Recipe courtesy of J.R. Watkins.
This apple cider bread is a perfect quick bread to make in the fall when apple cider is in season. Whole wheat flour and a bit of wheat germ lend a wholesome flavor to this quick bread. And orange peel adds a punch of citrus flavor that balances out the flavors of this apple bread beautifully. This bread also freezes quite well.
For more apple recipes, see also baked French toast with apples and granola and apple crisp.
Prep Time: 15 minutes
Cook Time: 55 minutes
Total Time: 1 hour, 10 minutes
Yield: 12 servings
Ingredients:
- 1-1/2 cups all-purpose flour
- 1/2 cup whole wheat flour
- 1/2 cup firmly-packed brown sugar
- 3 T. tasted wheat germ
- 2 tsp. baking powder
- 1 tsp. ground cinnamon
- 1/2 tsp. salt
- 1/2 tsp. baking soda
- 1/2 tsp ground nutmeg
- 2 eggs, slightly beaten
- 1 egg white
- 1/2 cup apple cider or unsweetened apple juice
- 1/4 cup plain yogurt
- 1/4 cup Grapeseed oil, such as Watkins
- 1 tsp. double-strength Vanilla, such as Watkins
- 1 cup shredded peeled tart apple
- 1/3 cup golden raisins
- 1 tsp. orange peel
Preparation:
- Preheat the oven to 350 degrees F.
- In a large bowl, combine the first nine ingredients.

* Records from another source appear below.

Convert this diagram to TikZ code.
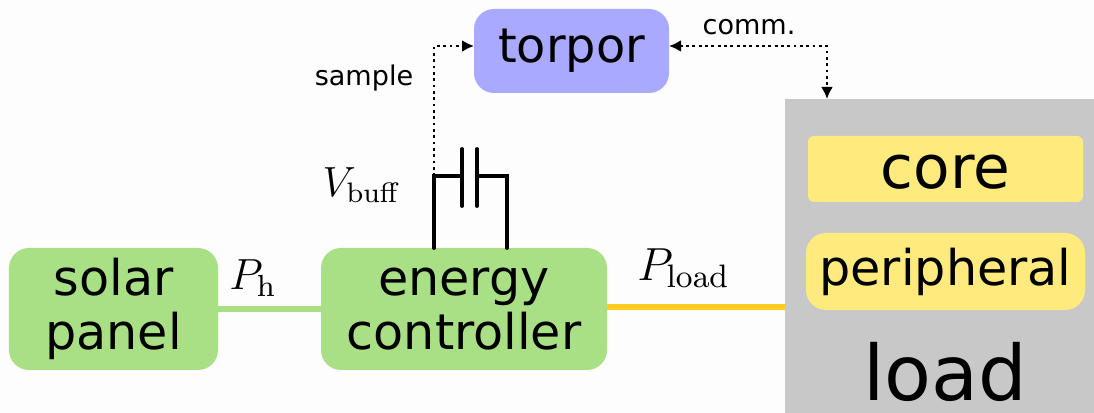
\documentclass[tikz,border=0pt]{standalone}
\usepackage{fix-cm}
\usepackage[no-math]{fontspec}
\setmainfont{DejaVu Sans}
\usetikzlibrary{arrows.meta,calc}
\definecolor{fondo}{HTML}{FDFDFD}
\definecolor{verdeE}{HTML}{A9DF85}
\definecolor{azulT}{HTML}{A9A9FF}
\definecolor{grisL}{HTML}{C8C8C8}
\definecolor{amarilloC}{HTML}{FFEB7D}
\definecolor{doradoL}{HTML}{FFCC22}
\tikzset{
  blockbox/.style={rounded corners=.2cm,inner sep=0pt,outer sep=0pt,align=center,text=black,
    font=\fontsize{14}{15.5}\selectfont},
  sig/.style={densely dotted,line width=.8pt,-{Latex[length=1.2mm,width=1.2mm]}},
  capline/.style={line width=1.1pt,line cap=round},
}
\begin{document}
\begin{tikzpicture}[>=Latex]
  \useasboundingbox (0,0) rectangle (10.94,4.13);
  \fill[fondo] (0,0) rectangle (10.94,4.13);
  \node[blockbox,fill=verdeE,minimum width=2.09cm,minimum height=1.22cm] (solar)
    at (1.135,1.04) {solar\\panel};
  \node[blockbox,fill=verdeE,minimum width=2.86cm,minimum height=1.22cm] (energy)
    at (4.64,1.04) {energy\\controller};
  \node[blockbox,fill=azulT,minimum width=1.95cm,minimum height=.84cm,
    font=\fontsize{13.6}{16}\selectfont] (torpor) at (5.715,3.62) {torpor};
  \node[fill=grisL,inner sep=0pt,outer sep=0pt,minimum width=3.09cm,minimum height=3.14cm] (load)
    at (9.395,1.57) {};
  \node[blockbox,rounded corners=.06cm,fill=amarilloC,minimum width=2.75cm,minimum height=.66cm] (core)
    at (9.455,2.44) {};
  \node[font=\fontsize{17}{19}\selectfont] (coretext) at (9.455,2.41) {core};
  \node[blockbox,fill=amarilloC,minimum width=2.79cm,minimum height=.77cm] (peripheral)
    at (9.455,1.415) {peripheral};
  \node[inner sep=0pt,font=\fontsize{21.8}{24}\selectfont] (loadtext) at (9.455,.41) {load};
  % power lines
  \draw[verdeE,line width=1.6pt] (solar) -- (energy);
  \draw[doradoL,line width=1.6pt] ([yshift=.02cm]energy.east) -- ([yshift=.02cm]energy.east -| load.west);
  % buffer capacitor
  \coordinate (capin) at ($(energy.north)+(-.3,0)$);
  \coordinate (capout) at ($(energy.north)+(.43,0)$);
  \coordinate (capcornerA) at ($(capin)+(0,.72)$);
  \coordinate (capcornerB) at ($(capout)+(0,.72)$);
  \coordinate (plateA) at ($(capcornerA)+(.28,0)$);
  \coordinate (plateB) at ($(capcornerB)+(-.3,0)$);
  \draw[capline] (capin) -- (capcornerA) -- (plateA);
  \draw[capline] (capout) -- (capcornerB) -- (plateB);
  \draw[capline] ($(plateA)+(0,.27)$) -- ($(plateA)+(0,-.3)$);
  \draw[capline] ($(plateB)+(0,.27)$) -- ($(plateB)+(0,-.3)$);
  % signals
  \draw[sig] (capcornerA) |- ([yshift=.05cm]torpor.west);
  \coordinate (loadport) at (8.27,3.14);
  \draw[sig,{Latex[length=1.2mm,width=1.2mm]}-{Latex[length=1.2mm,width=1.2mm]}]
    ([yshift=.05cm]torpor.east) -| (loadport);
  % labels
  \node[font=\fontsize{7.7}{9}\selectfont] (samplelabel) at (3.64,3.35) {sample};
  \node[font=\fontsize{7.7}{9}\selectfont] (commlabel) at (7.49,3.86) {comm.};
  \node[font=\fontsize{12}{14}\selectfont] (vbufflabel) at (3.62,2.28) {$V_{\mathrm{buff}}$};
  \node[font=\fontsize{12.4}{15}\selectfont] (phlabel) at (2.53,1.35) {$P_{\mathrm{h}}$};
  \node[font=\fontsize{13.2}{15}\selectfont] (ploadlabel) at (6.835,1.45) {$P_{\mathrm{load}}$};
\end{tikzpicture}
\end{document}
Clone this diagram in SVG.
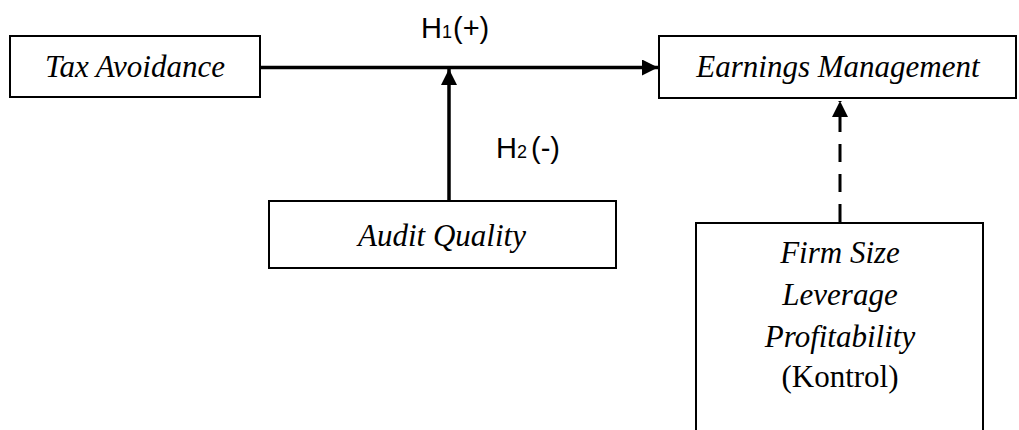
<svg xmlns="http://www.w3.org/2000/svg" width="1019" height="430" viewBox="0 0 1019 430">
<style>
.box{fill:#fff;stroke:#000;stroke-width:2}
.lbl{font-family:"Liberation Serif","Times New Roman",serif;font-style:italic;font-size:31px;fill:#000;text-anchor:middle}
.reg{font-family:"Liberation Serif","Times New Roman",serif;font-size:31px;fill:#000;text-anchor:middle}
.h{font-family:"Liberation Sans",Arial,sans-serif;font-size:29px;fill:#000}
.sub{font-size:18px}
.conn{stroke:#000;stroke-width:3.5;fill:none}
.dash{stroke-width:3;stroke-dasharray:18 12}
</style>
<defs>
<marker id="arr" markerWidth="16" markerHeight="16" refX="16" refY="8" orient="auto" markerUnits="userSpaceOnUse">
<path d="M0,0 L16,8 L0,16 Z" fill="#000"/>
</marker>
</defs>
<rect width="1019" height="430" fill="#fff"/>
<g id="connectors">
<line class="conn" x1="260" y1="67.5" x2="658" y2="67.5" marker-end="url(#arr)"/>
<line class="conn" x1="449" y1="201" x2="449" y2="69" marker-end="url(#arr)"/>
<line class="conn dash" x1="840" y1="222" x2="840" y2="101" marker-end="url(#arr)"/>
</g>
<g id="tax-avoidance">
<rect class="box" x="10" y="36" width="250" height="61"/>
<text class="lbl" x="135" y="77">Tax Avoidance</text>
</g>
<g id="earnings-management">
<rect class="box" x="659" y="36" width="357" height="62"/>
<text class="lbl" x="838" y="77">Earnings Management</text>
</g>
<g id="audit-quality">
<rect class="box" x="269" y="201" width="347" height="67"/>
<text class="lbl" x="442" y="246">Audit Quality</text>
</g>
<g id="controls">
<path class="box" d="M696,431 V223 H983 V431"/>
<text class="lbl" x="840" y="263">Firm Size</text>
<text class="lbl" x="840" y="305">Leverage</text>
<text class="lbl" x="840" y="347">Profitability</text>
<text class="reg" x="840" y="387">(Kontrol)</text>
</g>
<g id="h1">
<text class="h" x="421" y="38">H<tspan class="sub" x="442" y="38">1</tspan><tspan x="453" y="38">(+)</tspan></text>
</g>
<g id="h2">
<text class="h" x="496" y="158">H<tspan class="sub" x="517" y="158">2</tspan><tspan x="531" y="158">(-)</tspan></text>
</g>
</svg>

- In a small bowl, combine the eggs, egg white, cider, yogurt, oil and vanilla. Stir into the dry ingredients just until moistened. Fold in the apple, raisins and orange peel.
- Transfer to a greased 9 x 5 x 3 inch loaf pan. Bake for 50 to 55 minutes or until a toothpick inserted near the center comes out clean. Cool for 10 minutes before removing from pan to a wire rack.